One of the many blessings of summer is riding my bike through and around campus after Evening Prayer. I go on the many paths through the campus: to its outer edge on the road abutting a farmer’s field, past the prairie section, to the main college entrance and eventually around to the grotto walk and into the monastic cemetery. The new statue of Bernadette in the grotto looks more at home each time I ride by. I enjoy seeing the colorful rows of flowers on Mother Benedicta Riepp’s grave that Sister Ephrem Hollermann, our former prioress, tends each summer.
Something new in the cemetery this year is a bench placed near Benedicta’s grave. Sometimes I get off my bike and spend a few minutes there. July is the month Benedicta and two Sisters arrived in New York from Eichstätt, Bavaria. In fact, it was on July 4 in 1852. I wonder what these German immigrants just “off the boat” made of the celebrating that was most likely occurring? Did they have any notion of the significance of the holiday? The blessing of the hard-won freedoms?

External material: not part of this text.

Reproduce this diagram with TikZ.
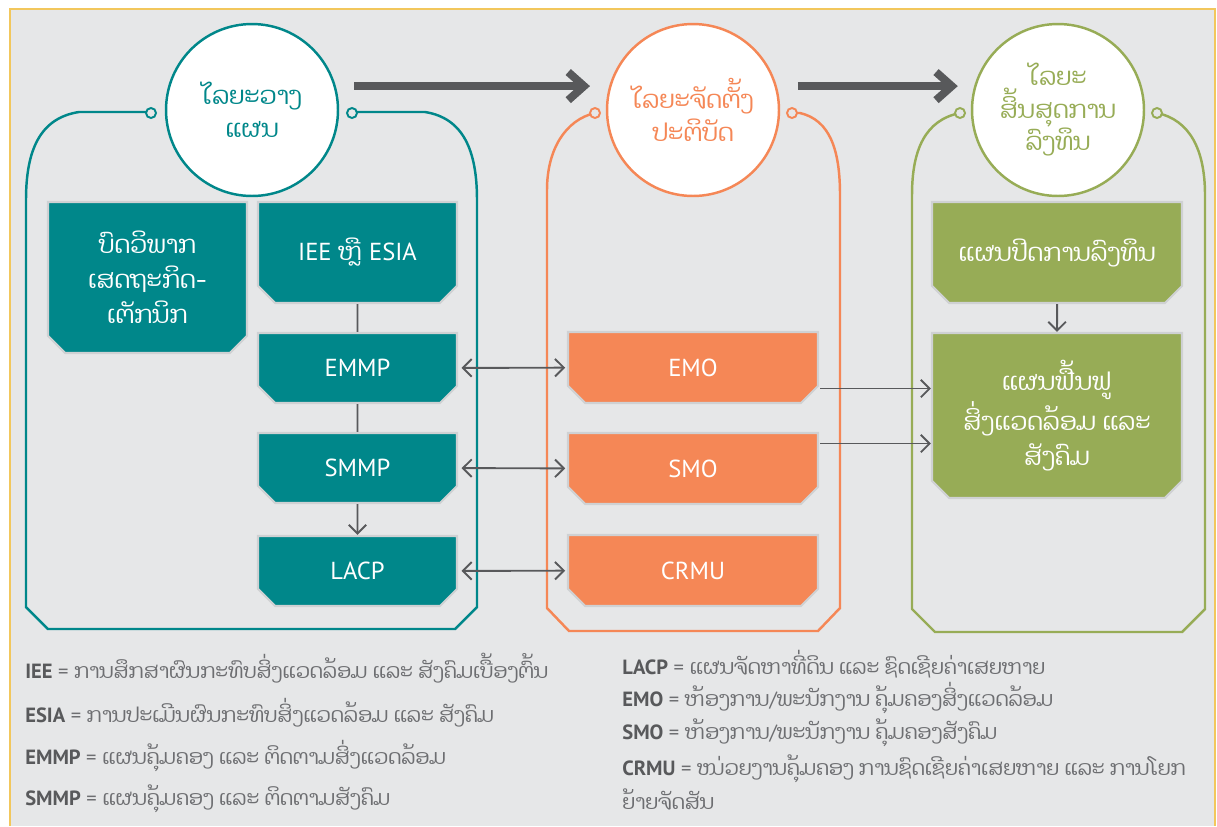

Benedicta had a strong spirit like that of early American pioneers and she used it well. She came to bring the life and work of Benedictine women to America. It’s almost as if she knew she had only 10 short years in America before sickness would claim her life. She worked tirelessly to assure that American Benedictine women would be free to shape their lives and to govern themselves as was their history. Benedicta did accomplish this, but not without difficulties and setbacks. We here at Saint Benedict’s in 2010 continue to benefit from her unwavering purpose.
I take so much for granted. I’m glad the bench is there. It invites me to stop, reflect and be grateful.